Workshop of the World

stories of industry in & around Philadelphia

Budd Co., Red Lion Plant, 1942
1 Red Lion Road, Philadelphia PA
(west of Bustleton Avenue, particularly Sandmeyer Lane, and east of Pine Road)

Irving Kosmin, Workshop of the World (Oliver Evans Press, 1990).

The Budd Company was founded in 1912 at Aramingo Avenue and Tioga Street in the Richmond section of Philadelphia, where it manufactured metal stamping. The company moved to larger quarters at the northeast corner of Ontario and I Streets in Kensington. The demands of the burgeoning automobile industry necessitated a major expansion, and Budd moved its plant to 24th Street & Hunting Park Avenue where it is still in operation.

The Red Lion Plant was built shortly after the start of World War II in 1942, on 572 acres of farmland in the Far Northeast section of the city. The complex was built by the United States Government and was operated by the Budd Company, which produced artillery shells for the war effort; it also developed a prototype cargo plane named the "Conestoga." It was flight tested on the adjacent 3,100 foot runway but never put into production—only a few test models were ever built.

In 1948 the Red Lion plant was purchased from the Government by Budd for $5.3 million. Rail car manufacturing was moved to Red Lion from the Hunting Park plant. The Budd Company became a leader in manufacturing passenger rail cars when it began experimenting with the use of stainless steel in 1931. From 1934 the Budd Company produced such famous trains as the Zephyr, Rocket, Silver Meteor, and Flying Yankee; El Capitan, the Chief, and Super Chief; and the Empire Builder, among many others. During the 1950s Budd built custom rail cars and components for several railroads and other companies including General Electric.

After moving to the Red Lion plant the company added subway and surface passenger rail cars to its line. In 1963 the Rail Car Division had a banner year with a backlog of orders totaling more than ninety million dollars. In 1966 the Budd Company built the first turbine-powered rail car which was tested on the Long Island Railroad.

Budd's Red Lion plant also produced automotive components, following installation in 1964 of a chassis frame assembly line capable of producing 4,000 frames per day. This doubled Budd's capability to supply the needs of General Motors Chevrolet Division.

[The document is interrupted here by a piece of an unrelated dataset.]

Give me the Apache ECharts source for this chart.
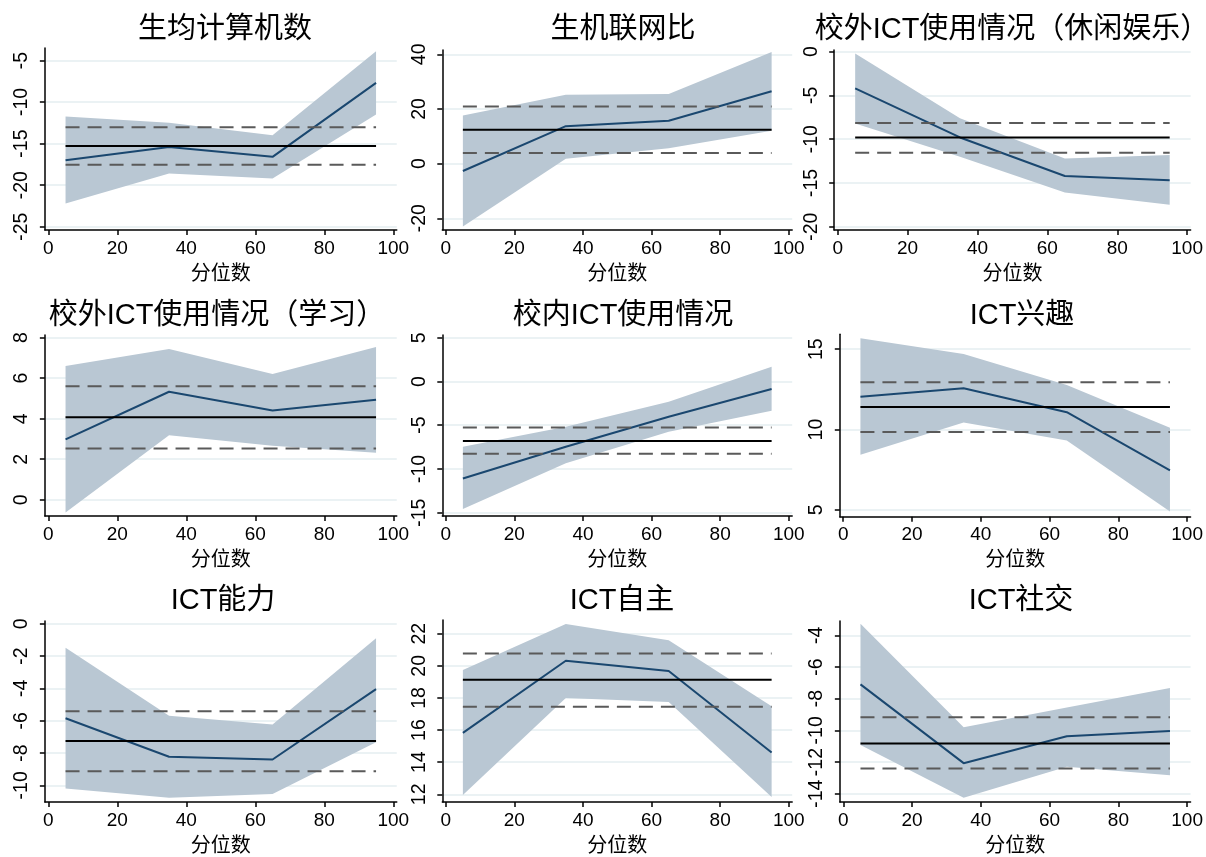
<!DOCTYPE html>
<html>
<head>
<meta charset="utf-8">
<script src="https://cdn.jsdelivr.net/npm/echarts@6/dist/echarts.min.js"></script>
<style>
  html, body { margin: 0; padding: 0; background: #fff; }
  #main { width: 1206px; height: 857px; }
</style>
</head>
<body>
<div id="main"></div>
<script>
// 面板标题
var titles = ['生均计算机数', '生机联网比', '校外ICT使用情况（休闲娱乐）',
  '校外ICT使用情况（学习）', '校内ICT使用情况', 'ICT兴趣',
  'ICT能力', 'ICT自主', 'ICT社交']
var quantiles = [5, 35, 65, 95]

// 分位数回归系数及置信区间
var qrEst = [
  [-17.0, -15.4, -16.6, -7.7],
  [-2.7, 13.7, 15.7, 26.5],
  [-4.2, -9.8, -14.2, -14.7],
  [2.98, 5.33, 4.41, 4.94],
  [-11.1, -7.46, -4.03, -0.87],
  [12.05, 12.57, 11.08, 7.47],
  [-5.85, -8.23, -8.4, -4.05],
  [15.82, 20.31, 19.67, 14.6],
  [-7.1, -12.07, -10.37, -10.04]
]
var qrLower = [
  [-22.2, -18.6, -19.2, -11.5],
  [-23.0, 1.8, 5.6, 12.0],
  [-8.2, -12.0, -16.1, -17.5],
  [-0.63, 3.19, 2.67, 2.32],
  [-14.58, -9.36, -5.74, -3.34],
  [8.44, 10.44, 9.32, 4.9],
  [-10.2, -10.76, -10.53, -7.33],
  [11.96, 17.99, 17.74, 11.83],
  [-10.92, -14.25, -12.3, -12.83]
]
var qrUpper = [
  [-11.75, -12.5, -14.0, -3.9],
  [17.6, 25.2, 25.5, 40.9],
  [-0.2, -7.6, -12.2, -11.8],
  [6.6, 7.44, 6.21, 7.54],
  [-7.46, -5.17, -2.31, 1.69],
  [15.68, 14.71, 12.78, 10.12],
  [-1.48, -5.69, -6.24, -0.9],
  [19.73, 22.6, 21.59, 17.48],
  [-3.27, -9.81, -8.55, -7.33]
]

// OLS 系数及置信区间
var olsEst = [-15.3, 12.4, -9.8, 4.07, -6.81, 11.41, -7.25, 19.13, -10.83]
var olsLower = [-17.55, 3.9, -11.55, 2.53, -8.26, 9.85, -9.12, 17.45, -12.41]
var olsUpper = [-13.05, 20.9, -8.15, 5.6, -5.25, 12.95, -5.42, 20.76, -9.18]

// 坐标轴刻度
var xTicks = [0, 20, 40, 60, 80, 100]
var yTicks = [
  [-25, -20, -15, -10, -5],
  [-20, 0, 20, 40],
  [-20, -15, -10, -5, 0],
  [0, 2, 4, 6, 8],
  [-15, -10, -5, 0, 5],
  [5, 10, 15],
  [-10, -8, -6, -4, -2, 0],
  [12, 14, 16, 18, 20, 22],
  [-14, -12, -10, -8, -6, -4]
]

// 布局
var yRange = [
  [-25.4, -3.5], [-24.3, 41.6], [-20.37, 0.19],
  [-0.8, 8.13], [-15.38, 5.31], [4.58, 15.93],
  [-11.03, 0.17], [11.52, 22.85], [-14.52, -3.1]
]
var gridBox = [
  [44.85, 48, 351.9, 182], [442.3, 50, 349.9, 180], [834.2, 50, 357, 180],
  [44.85, 335, 351.9, 181], [442.3, 335, 349.9, 181], [839.8, 334.3, 352.6, 182.4],
  [44.85, 621, 351.9, 181.7], [442.3, 620, 349.9, 182.7], [839.85, 621, 351.9, 181.7]
]
var titlePos = [
  [220, 27], [618, 27], [1007, 27],
  [212, 313], [618, 313], [1017, 313],
  [218, 598], [617, 598], [1016, 598]
]

var fontFamily = '"Liberation Sans", "Noto Sans CJK SC", sans-serif'
var bandColor = '#b9c7d3'
var lineColor = '#1a476f'

function pairs (ys) {
  return quantiles.map(function (q, k) { return [q, ys[k]] })
}
function flat (v) {
  return [[quantiles[0], v], [quantiles[quantiles.length - 1], v]]
}

// 置信带：上界正向 + 下界反向，经坐标系换算成多边形
function bandRenderer (lower, upper) {
  return function (params, api) {
    if (params.dataIndex !== 0) return null
    var pts = []
    for (var k = 0; k < quantiles.length; k++) {
      pts.push(api.coord([quantiles[k], upper[k]]))
    }
    for (var m = quantiles.length - 1; m >= 0; m--) {
      pts.push(api.coord([quantiles[m], lower[m]]))
    }
    return {
      type: 'polygon',
      shape: { points: pts },
      style: { fill: bandColor }
    }
  }
}

var grids = []
var xAxes = []
var yAxes = []
var titleList = []
var series = []

for (var i = 0; i < 9; i++) {
  var g = gridBox[i]
  grids.push({ left: g[0], top: g[1], width: g[2], height: g[3] })
  titleList.push({
    text: titles[i],
    left: titlePos[i][0],
    top: titlePos[i][1] - 17,
    textAlign: 'center',
    textStyle: { fontFamily: fontFamily, fontSize: 29, fontWeight: 'normal', color: '#000' }
  })
  xAxes.push({
    gridIndex: i,
    type: 'value',
    min: -1,
    max: 101,
    name: '分位数',
    nameLocation: 'middle',
    nameGap: 34,
    nameTextStyle: { fontFamily: fontFamily, fontSize: 20, color: '#000' },
    axisLine: { onZero: false, lineStyle: { color: '#000', width: 1.5 } },
    axisTick: { length: 5, lineStyle: { color: '#000', width: 1.5 }, customValues: xTicks },
    axisLabel: { fontFamily: fontFamily, fontSize: 19, color: '#000', margin: 9, customValues: xTicks },
    splitLine: { show: false }
  })
  yAxes.push({
    gridIndex: i,
    type: 'value',
    min: yRange[i][0],
    max: yRange[i][1],
    axisLine: { show: true, onZero: false, lineStyle: { color: '#000', width: 1.5 } },
    axisTick: { show: true, length: 5, lineStyle: { color: '#000', width: 1.5 }, customValues: yTicks[i] },
    axisLabel: { fontFamily: fontFamily, fontSize: 19.5, color: '#000', rotate: 90, margin: 13, customValues: yTicks[i] },
    splitLine: { show: true, lineStyle: { color: '#e4eef1', width: 1.5 } }
  })

  series.push({
    type: 'custom', xAxisIndex: i, yAxisIndex: i,
    data: quantiles.map(function (q, k) { return [q, qrLower[i][k], qrUpper[i][k]] }),
    renderItem: bandRenderer(qrLower[i], qrUpper[i]),
    encode: { x: 0, y: [1, 2] },
    silent: true, clip: false
  })
  series.push({
    type: 'line', xAxisIndex: i, yAxisIndex: i,
    data: pairs(qrEst[i]), symbol: 'none',
    lineStyle: { color: lineColor, width: 2 }
  })
  series.push({
    type: 'line', xAxisIndex: i, yAxisIndex: i,
    data: flat(olsLower[i]), symbol: 'none',
    lineStyle: { color: '#5a5a5a', width: 2, type: [14, 8] }
  })
  series.push({
    type: 'line', xAxisIndex: i, yAxisIndex: i,
    data: flat(olsUpper[i]), symbol: 'none',
    lineStyle: { color: '#5a5a5a', width: 2, type: [14, 8] }
  })
  series.push({
    type: 'line', xAxisIndex: i, yAxisIndex: i,
    data: flat(olsEst[i]), symbol: 'none',
    lineStyle: { color: '#000', width: 2 }
  })
}

var myChart = echarts.init(document.getElementById('main'))
myChart.setOption({
  animation: false,
  backgroundColor: '#fff',
  title: titleList,
  grid: grids,
  xAxis: xAxes,
  yAxis: yAxes,
  series: series
})
</script>
</body>
</html>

In 1978 the Budd Company, whose headquarters were in Troy, Michigan, was purchased by Thyssen AG, West Germany, and the Red Lion plant was designated Transit Division of the Budd Company. In 1979 the huge plant, on 212 remaining acres, was bought by an investment firm, Integrated Resources Company of New York City, and was leased to the transit division. On January 1, 1985, Transit America was formed, a separate, wholly-owned, subsidiary of Thyssen AG.

Until 1987 when the Red Lion plant made its car the former Budd Company, now Transit America, produced an impressive number of passenger cars for rail transportation systems including:

the original Metroliner trains that form the backbone of Amtrak's fleet.

passenger rail cars for New York (over 600 in 1971), Chicago, and Connecticut .

the famous "Silverliners," built in the early 1960s for the Pennsylvania Railroad commuter service, which continue to run on the SEPTA (Southeast Pennsylvania Transit Authority) regional rail system.

state-of-the-art stainless steel cars for the PATCO High Speed Line running between Lindenwold, New Jersey and Center City Philadelphia; these cars are the first to be computer automated and monitored.

The main building at the Red Lion complex comprises two one-story, parallel structures, 1,800 feet in length, 600 feet wide covering 1,097,269 square feet of floor space. It was built of reinforced concrete to save steel during World War II. The Ballinger Company of Philadelphia were the architects; the barrel shell, or ZD roof, was developed by Roberts and Schaefer, an engineering firm of New York City. The configuration of the plant is reminiscent of an airplane hanger of the 1940s. Several auxiliary buildings of concrete and brick, including a two-story office building, also are on the property. All buildings are in good condition, well-maintained, and protected by a high chain link fence and a twenty-four hour security force.

Transit America survives today with a small staff. Plans to again produce rail cars at Red Lion have been thwarted by labor/management disagreements and the negative manufacturing climate for mass transit equipment which is now being made in Canada and overseas. At present the Red Lion plant apparently is undergoing a pollution evaluation and cleanup before conversion to any future use.

Update May 2007 (by Harry Kyriakodis):
Manufacturing at the Red Lion plant ceased for the most part in 1987. The Budd complex had played a vital role in the local and regional economy since World War II, employing some 2500 workers at its manufacturing peak. After more than a decade of inactivity, parent company Transit America demolished all structures on the 214-acre site in the late 1990s. Then, working with the Pennsylvania Department of Environmental Protection, the firm voluntarily performed a $23 million environmental cleanup to redevelop the property into a country club, complete with 18-hole golf course and 8000-square-foot clubhouse. Transit America subsequently sold the site, now known as the Island Green Golf Club, for about $6 million. High-end housing is also part of the redevelopment.